You can make slight changes to the synthetic data only if it is based on continuous numbers. If it is based on discrete numbers, there is no way to make a slight change.
For example, if you output an image with a pixel value of 1.0, you can change that pixel value to 1.0001 on the next step.
If you output the word “penguin”, you can’t change that to “penguin + .001” on the next step, because there is no such word as “penguin + .001”. You have to go all the way from “penguin” to “ostrich”.
Since all NLP is based on discrete values like words, characters, or bytes, no one really knows how to apply GANs to NLP yet.”
Now GANs are being used to create all kinds of content including images, video, audio, and (yup) text. These outputs can be used as synthetic data for training other models or just for spawning interesting side projects like thispersondoesnotexist.com, thisairbnbdoesnotexist.com/, and This Machine Learning Medium post does not exist. 😎
Behind the GAN
A GAN is comprised of two neural networks — a generator that synthesizes new samples from scratch, and a discriminator that compares training samples with these generated samples from the generator. The discriminator’s goal is to distinguish between ‘real’ and ‘fake’ inputs (ie. classify if the samples came from the model distribution or the real distribution). As we described, these samples can be images, videos, audio snippets, and text.

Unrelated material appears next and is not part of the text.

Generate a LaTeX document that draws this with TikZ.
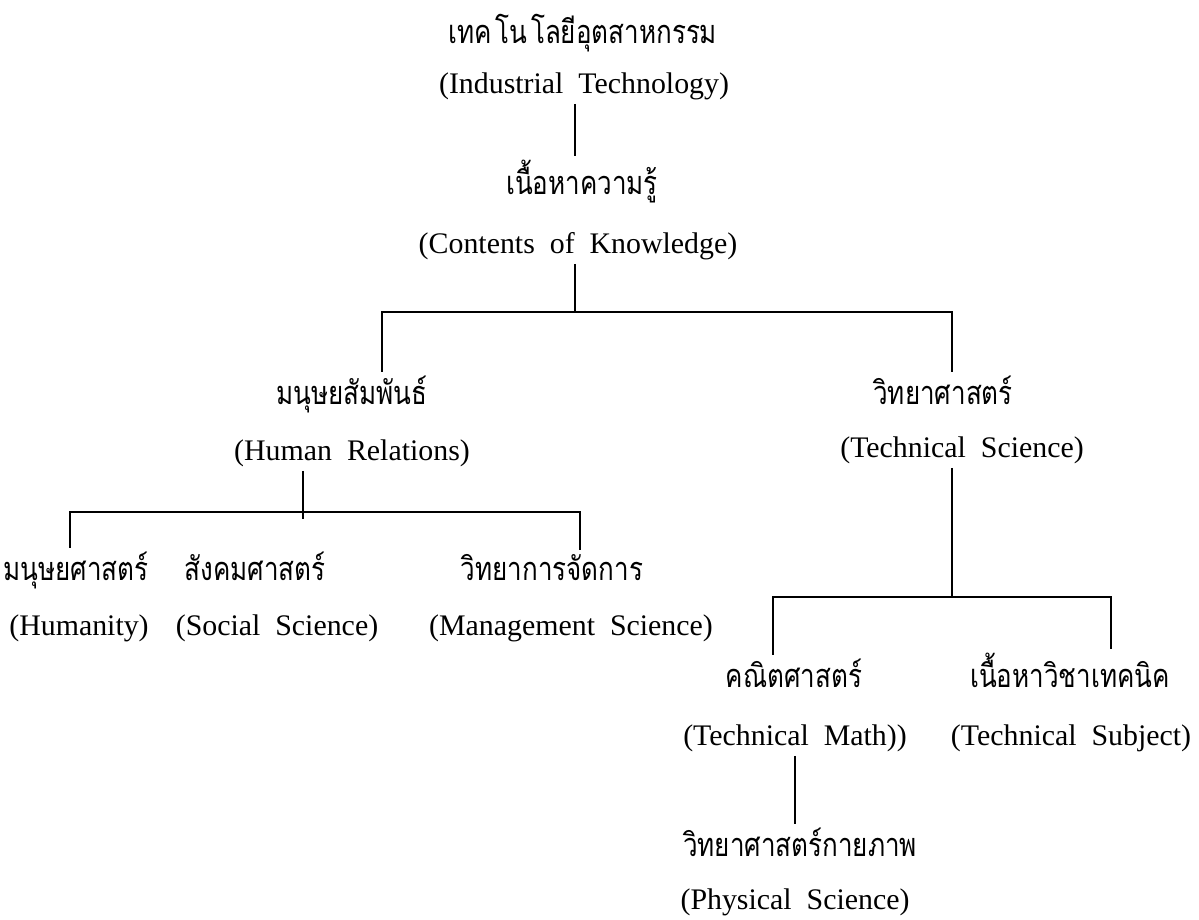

To synthesize these new samples, the generator is given random noise and attempts to generate realistic images from the learnt distribution of the training data.

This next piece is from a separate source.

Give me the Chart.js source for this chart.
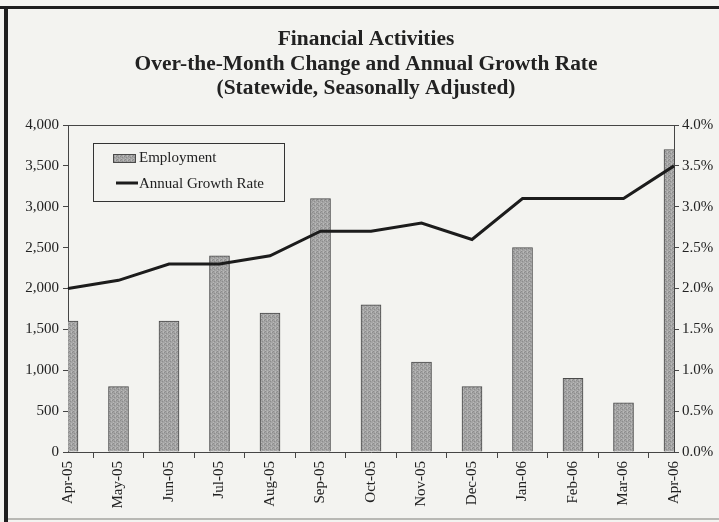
<!DOCTYPE html>
<html>
<head>
<meta charset="utf-8">
<script src="https://cdn.jsdelivr.net/npm/chart.js@4.4.0/dist/chart.umd.min.js"></script>
<style>
  html, body { margin: 0; padding: 0; background: #f3f3f0; }
  #wrap { position: relative; width: 719px; height: 522px; }
</style>
</head>
<body>
<div id="wrap"><canvas id="chart" width="719" height="522"></canvas></div>
<script>
// data
const months = ['Apr-05', 'May-05', 'Jun-05', 'Jul-05', 'Aug-05', 'Sep-05', 'Oct-05',
                'Nov-05', 'Dec-05', 'Jan-06', 'Feb-06', 'Mar-06', 'Apr-06']
const employment = [1600, 800, 1600, 2400, 1700, 3100, 1800, 1100, 800, 2500, 900, 600, 3700]
const growthRate = [2.0, 2.1, 2.3, 2.3, 2.4, 2.7, 2.7, 2.8, 2.6, 3.1, 3.1, 3.1, 3.5]
const leftTicks = [0, 500, 1000, 1500, 2000, 2500, 3000, 3500, 4000]
const rightTicks = [0, 0.5, 1.0, 1.5, 2.0, 2.5, 3.0, 3.5, 4.0]
const titleLines = ['Financial Activities',
                    'Over-the-Month Change and Annual Growth Rate',
                    '(Statewide, Seasonally Adjusted)']

const SERIF = '"Liberation Serif", "Times New Roman", serif'
const INK = '#222'
const AXIS = '#454545'

// speckled grey fill like the printed bars
function makeTexture() {
    const c = document.createElement('canvas')
    c.width = 4; c.height = 4
    const g = c.getContext('2d')
    g.fillStyle = '#a3a3a3'
    g.fillRect(0, 0, 4, 4)
    g.fillStyle = '#8c8c8c'
    g.fillRect(0, 0, 1, 1); g.fillRect(2, 1, 1, 1); g.fillRect(1, 3, 1, 1)
    g.fillStyle = '#b8b8b8'
    g.fillRect(3, 0, 1, 1); g.fillRect(1, 2, 1, 1); g.fillRect(3, 3, 1, 1)
    return g.createPattern(c, 'repeat')
}
const barFill = makeTexture()

const decor = {
    id: 'decor',
    beforeDraw(chart) {
        const ctx = chart.ctx
        ctx.save()
        // page frame
        ctx.fillStyle = '#1e1e1e'
        ctx.fillRect(0, 6, 719, 3)
        ctx.fillRect(4, 6, 4, 516)
        ctx.fillStyle = '#b8b8b4'
        ctx.fillRect(8, 518, 711, 2)
        ctx.restore()
    },
    afterDatasetsDraw(chart) {
        const ctx = chart.ctx
        const a = chart.chartArea
        ctx.save()
        ctx.strokeStyle = AXIS
        ctx.lineWidth = 1
        ctx.beginPath()
        ctx.moveTo(a.left, a.top + 0.5)
        ctx.lineTo(a.right, a.top + 0.5)
        ctx.stroke()
        ctx.restore()
    },
    afterDraw(chart) {
        const ctx = chart.ctx
        const barSet = chart.data.datasets.find(d => d.type === 'bar')
        const lineSet = chart.data.datasets.find(d => d.type === 'line')
        ctx.save()
        // title
        ctx.fillStyle = INK
        ctx.textAlign = 'center'
        ctx.textBaseline = 'alphabetic'
        ctx.font = 'bold 21.4px ' + SERIF
        const base = [45, 70, 94]
        titleLines.forEach((t, i) => ctx.fillText(t, 366, base[i]))

        // legend box
        ctx.strokeStyle = '#333'
        ctx.lineWidth = 1
        ctx.fillStyle = '#f3f3f0'
        ctx.fillRect(93.5, 143.5, 191, 58)
        ctx.strokeRect(93.5, 143.5, 191, 58)
        ctx.fillStyle = barFill
        ctx.fillRect(113, 154, 23, 9)
        ctx.strokeStyle = '#4a4a4a'
        ctx.strokeRect(113.5, 154.5, 22, 8)
        ctx.strokeStyle = '#1c1c1c'
        ctx.lineWidth = 3
        ctx.beginPath()
        ctx.moveTo(116, 183)
        ctx.lineTo(138, 183)
        ctx.stroke()
        ctx.fillStyle = INK
        ctx.textAlign = 'left'
        ctx.textBaseline = 'middle'
        ctx.font = '15px ' + SERIF
        ctx.fillText(barSet.label, 139, 158)
        ctx.fillText(lineSet.label, 139, 184)
        ctx.restore()
    }
}

new Chart(document.getElementById('chart'), {
    data: {
        labels: months,
        datasets: [
            {
                type: 'line',
                label: 'Annual Growth Rate',
                data: growthRate,
                yAxisID: 'y1',
                borderColor: '#1c1c1c',
                borderWidth: 3,
                pointRadius: 0,
                tension: 0,
                order: 0
            },
            {
                type: 'bar',
                label: 'Employment',
                data: employment,
                yAxisID: 'y',
                backgroundColor: barFill,
                borderColor: '#4a4a4a',
                borderWidth: 1,
                barThickness: 20,
                clip: 0,
                order: 1
            }
        ]
    },
    options: {
        responsive: false,
        animation: false,
        layout: { padding: { top: 125, left: 0, right: 0, bottom: 0 } },
        plugins: {
            legend: { display: false },
            tooltip: { enabled: false }
        },
        scales: {
            x: {
                type: 'category',
                offset: false,
                grid: { drawOnChartArea: false, color: AXIS, tickLength: 6 },
                border: { color: AXIS },
                ticks: {
                    color: INK,
                    font: { family: SERIF, size: 15 },
                    minRotation: 90,
                    maxRotation: 90,
                    padding: 3,
                    autoSkip: false
                },
                afterFit(s) { s.height = 70 }
            },
            y: {
                position: 'left',
                min: 0,
                max: 4000,
                grid: { drawOnChartArea: false, color: AXIS, tickLength: 5 },
                border: { color: AXIS },
                afterBuildTicks(s) { s.ticks = leftTicks.map(v => ({ value: v })) },
                ticks: {
                    color: INK,
                    font: { family: SERIF, size: 15 },
                    padding: 4,
                    callback: v => v.toLocaleString('en-US')
                },
                afterFit(s) { s.width = 68 }
            },
            y1: {
                position: 'right',
                min: 0,
                max: 4,
                grid: { drawOnChartArea: false, color: AXIS, tickLength: 5 },
                border: { color: AXIS },
                afterBuildTicks(s) { s.ticks = rightTicks.map(v => ({ value: v })) },
                ticks: {
                    color: INK,
                    font: { family: SERIF, size: 15 },
                    padding: 3,
                    callback: v => v.toFixed(1) + '%'
                },
                afterFit(s) { s.width = 45 }
            }
        }
    },
    plugins: [decor]
})
</script>
</body>
</html>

The gradient of the output of the discriminator network (a convolutional neural network) with respect to the synthetic data informs how to slightly change the synthetic data to make it more realistic. Eventually the generator converges on parameters that reproduce the real data distribution, and the discriminator is unable to detect the difference.

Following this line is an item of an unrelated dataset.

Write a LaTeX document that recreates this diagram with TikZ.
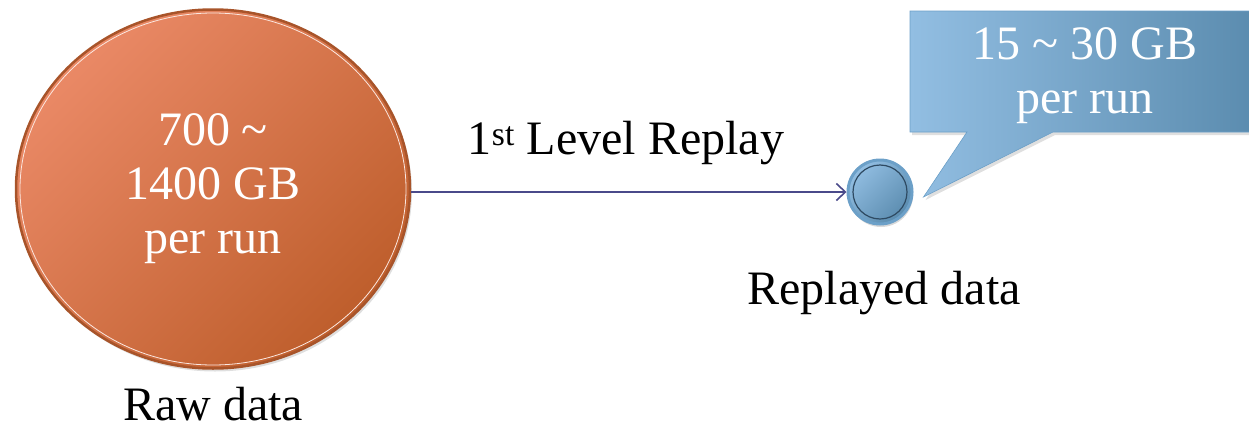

You see and play with these converging data distributions with GAN Lab:
GAN Lab: Play with Generative Adversarial Networks in Your Browser!
GAN Lab was created by Minsuk Kahng, Nikhil Thorat, Polo Chau, Fernanda Viégas, and Martin Wattenberg, which was the…poloclub.github.io
Here’s a selection of the best guides on GANs :
- Stanford CS231 Lecture 13 — Generative Models
- Style-based GANs
- Understanding Generative Adversarial Networks
- Introduction to Generative Adversarial Networks
- Lillian Weng: From Gan to WGAN
- Dive head first into advanced GANs: exploring self-attention and spectral norm
- Guim Perarnau: Fantastic GANs and where to find them (Parts I & II)
Understanding and Evaluating GANs
Quantifying the progress of a GAN can feel very subjective — “Does this generated face look realistic enough?” , “Are these generated images diverse enough?” — and GANs can feel like black boxes where it’s not clear which components of the model impact learning or result quality.
To this end, a group from the MIT Computer Science and Artificial Intelligence (CSAIL) Lab, recently released a paper, ‘GAN Dissection: Visualizing and Understanding Generative Adversarial Networks’, that introduced a method for visualizing GANs and how GAN units relate to objects in an image as well as the relationship between objects.
Using a segmentation-based network dissection method, the paper’s framework allow us to dissect and visualize the inner workings of a generator neural network. This occurs by looking for agreements between a set of GAN units, referred to as neurons, and concepts in the output image such as tree, sky, clouds, and more. As a result, we’re able to identify neurons that are responsible for certain objects such as buildings or clouds.
Having this level of granularity into the neurons allows for edits to existing images (e.g. to add or remove trees as shown in the image) by forcefully activating and deactivating (ablating) the corresponding units for those objects.
However, it’s not clear if the network is able to reason about objects in a scene or if it’s simply memorizing these objects. One way to get closer to an answer for this question was to try to distort the image in unrealistic ways. Perhaps the most impressive part of MIT CSAIL’s interactive web demo of GAN Paint was how the model is seemingly able to limit these edits to ‘photorealistic’ changes. If you try to impose grass onto the sky, here’s what happens:
Even though we’re activating the corresponding neurons, it appears as though the GAN has suppressed the signal in later layers.
Another interesting way of visualizing GANs is to conduct latent space interpolation (remember, the GAN generate new instances by sampling from the learned latent space). This can be a useful way of seeing how smooth the transitions across generated samples are.
These visualizations can help us understand the internal representations of a GAN, but finding quantifiable ways to understand GAN progress and output quality is still an active area of research.
Two commonly used evaluation metrics for image quality and diversity are: the Inception Score and the Fréchet Inception Distance (FID). Most practitioners have shifted from the Inception Score to FID after Shane Barratt and Rishi Sharma released their paper ‘A Note on the Inception Score’ on key shortcomings of the former.